::: Stored data
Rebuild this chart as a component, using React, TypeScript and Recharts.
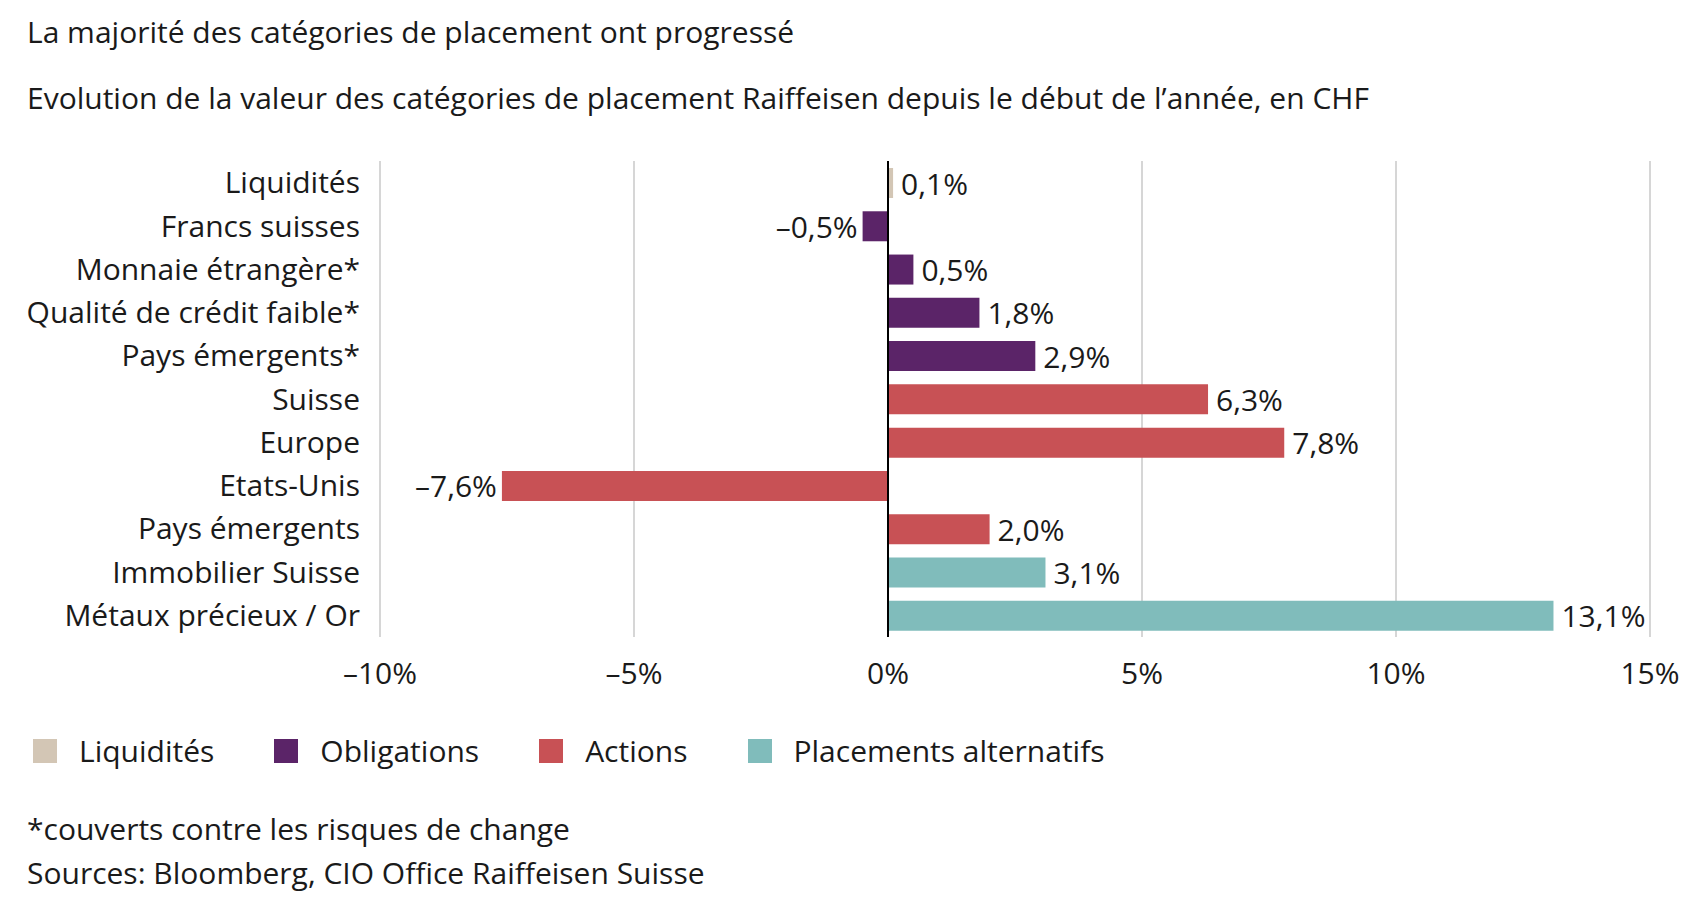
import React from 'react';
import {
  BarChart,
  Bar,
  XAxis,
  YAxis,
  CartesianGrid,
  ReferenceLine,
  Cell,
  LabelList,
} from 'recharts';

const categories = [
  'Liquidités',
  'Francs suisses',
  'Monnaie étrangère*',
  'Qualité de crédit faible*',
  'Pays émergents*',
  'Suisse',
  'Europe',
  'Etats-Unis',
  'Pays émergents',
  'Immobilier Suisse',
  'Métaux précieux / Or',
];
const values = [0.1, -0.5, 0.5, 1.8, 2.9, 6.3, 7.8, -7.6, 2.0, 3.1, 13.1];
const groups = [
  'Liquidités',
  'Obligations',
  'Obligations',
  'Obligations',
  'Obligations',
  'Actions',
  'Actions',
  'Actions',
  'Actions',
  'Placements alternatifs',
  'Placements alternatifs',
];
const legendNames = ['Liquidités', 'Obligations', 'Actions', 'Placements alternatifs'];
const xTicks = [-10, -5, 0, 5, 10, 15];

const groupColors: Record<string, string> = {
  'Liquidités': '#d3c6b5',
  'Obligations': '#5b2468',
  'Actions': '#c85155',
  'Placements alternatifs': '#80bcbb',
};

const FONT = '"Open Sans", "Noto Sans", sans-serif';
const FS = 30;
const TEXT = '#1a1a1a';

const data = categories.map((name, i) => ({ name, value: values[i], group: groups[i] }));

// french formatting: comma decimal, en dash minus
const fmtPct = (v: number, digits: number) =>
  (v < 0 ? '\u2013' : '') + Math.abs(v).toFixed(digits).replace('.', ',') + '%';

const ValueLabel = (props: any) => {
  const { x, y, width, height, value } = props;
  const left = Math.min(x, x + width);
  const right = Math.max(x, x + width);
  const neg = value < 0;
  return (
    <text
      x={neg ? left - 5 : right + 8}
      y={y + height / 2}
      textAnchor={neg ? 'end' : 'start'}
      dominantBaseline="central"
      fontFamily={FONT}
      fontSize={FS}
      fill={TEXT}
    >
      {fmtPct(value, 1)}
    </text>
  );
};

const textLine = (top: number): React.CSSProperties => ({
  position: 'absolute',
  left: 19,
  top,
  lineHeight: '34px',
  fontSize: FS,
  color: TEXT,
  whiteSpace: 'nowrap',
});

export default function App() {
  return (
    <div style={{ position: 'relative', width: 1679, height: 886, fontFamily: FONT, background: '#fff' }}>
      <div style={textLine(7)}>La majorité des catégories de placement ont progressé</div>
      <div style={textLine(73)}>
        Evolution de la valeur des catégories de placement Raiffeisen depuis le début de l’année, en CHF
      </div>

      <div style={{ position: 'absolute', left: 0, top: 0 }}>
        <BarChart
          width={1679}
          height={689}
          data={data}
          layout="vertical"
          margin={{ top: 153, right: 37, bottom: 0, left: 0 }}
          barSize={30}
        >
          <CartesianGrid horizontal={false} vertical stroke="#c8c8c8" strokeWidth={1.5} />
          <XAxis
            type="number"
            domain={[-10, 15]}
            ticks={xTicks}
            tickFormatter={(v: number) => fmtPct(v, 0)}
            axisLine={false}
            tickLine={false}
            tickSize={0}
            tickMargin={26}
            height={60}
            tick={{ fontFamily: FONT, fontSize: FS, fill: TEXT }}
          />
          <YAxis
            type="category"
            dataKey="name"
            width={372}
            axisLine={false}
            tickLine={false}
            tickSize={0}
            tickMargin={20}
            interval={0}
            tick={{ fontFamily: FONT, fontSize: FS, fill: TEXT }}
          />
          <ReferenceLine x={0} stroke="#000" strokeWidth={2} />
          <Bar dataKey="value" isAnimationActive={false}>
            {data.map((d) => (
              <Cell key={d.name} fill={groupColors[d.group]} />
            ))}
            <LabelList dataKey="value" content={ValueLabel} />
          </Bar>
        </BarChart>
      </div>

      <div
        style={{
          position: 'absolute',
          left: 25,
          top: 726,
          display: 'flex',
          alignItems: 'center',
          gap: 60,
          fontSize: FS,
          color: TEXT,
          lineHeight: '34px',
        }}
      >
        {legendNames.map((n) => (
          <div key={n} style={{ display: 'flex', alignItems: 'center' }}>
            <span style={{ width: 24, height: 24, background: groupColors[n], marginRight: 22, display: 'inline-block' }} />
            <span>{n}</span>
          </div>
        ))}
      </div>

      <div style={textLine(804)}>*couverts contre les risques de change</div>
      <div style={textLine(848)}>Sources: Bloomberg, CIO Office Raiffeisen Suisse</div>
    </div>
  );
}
::::::
What you have to do:
Restate, line by line and word for word, everything from the top of the material through the line that contains "(v < 0 ? '\u2013'". Leave pictures out.

Exercise solution:
Rebuild this chart as a component, using React, TypeScript and Recharts.
import React from 'react';
import {
  BarChart,
  Bar,
  XAxis,
  YAxis,
  CartesianGrid,
  ReferenceLine,
  Cell,
  LabelList,
} from 'recharts';

const categories = [
  'Liquidités',
  'Francs suisses',
  'Monnaie étrangère*',
  'Qualité de crédit faible*',
  'Pays émergents*',
  'Suisse',
  'Europe',
  'Etats-Unis',
  'Pays émergents',
  'Immobilier Suisse',
  'Métaux précieux / Or',
];
const values = [0.1, -0.5, 0.5, 1.8, 2.9, 6.3, 7.8, -7.6, 2.0, 3.1, 13.1];
const groups = [
  'Liquidités',
  'Obligations',
  'Obligations',
  'Obligations',
  'Obligations',
  'Actions',
  'Actions',
  'Actions',
  'Actions',
  'Placements alternatifs',
  'Placements alternatifs',
];
const legendNames = ['Liquidités', 'Obligations', 'Actions', 'Placements alternatifs'];
const xTicks = [-10, -5, 0, 5, 10, 15];

const groupColors: Record<string, string> = {
  'Liquidités': '#d3c6b5',
  'Obligations': '#5b2468',
  'Actions': '#c85155',
  'Placements alternatifs': '#80bcbb',
};

const FONT = '"Open Sans", "Noto Sans", sans-serif';
const FS = 30;
const TEXT = '#1a1a1a';

const data = categories.map((name, i) => ({ name, value: values[i], group: groups[i] }));

// french formatting: comma decimal, en dash minus
const fmtPct = (v: number, digits: number) =>
  (v < 0 ? '\u2013' : '') + Math.abs(v).toFixed(digits).replace('.', ',') + '%';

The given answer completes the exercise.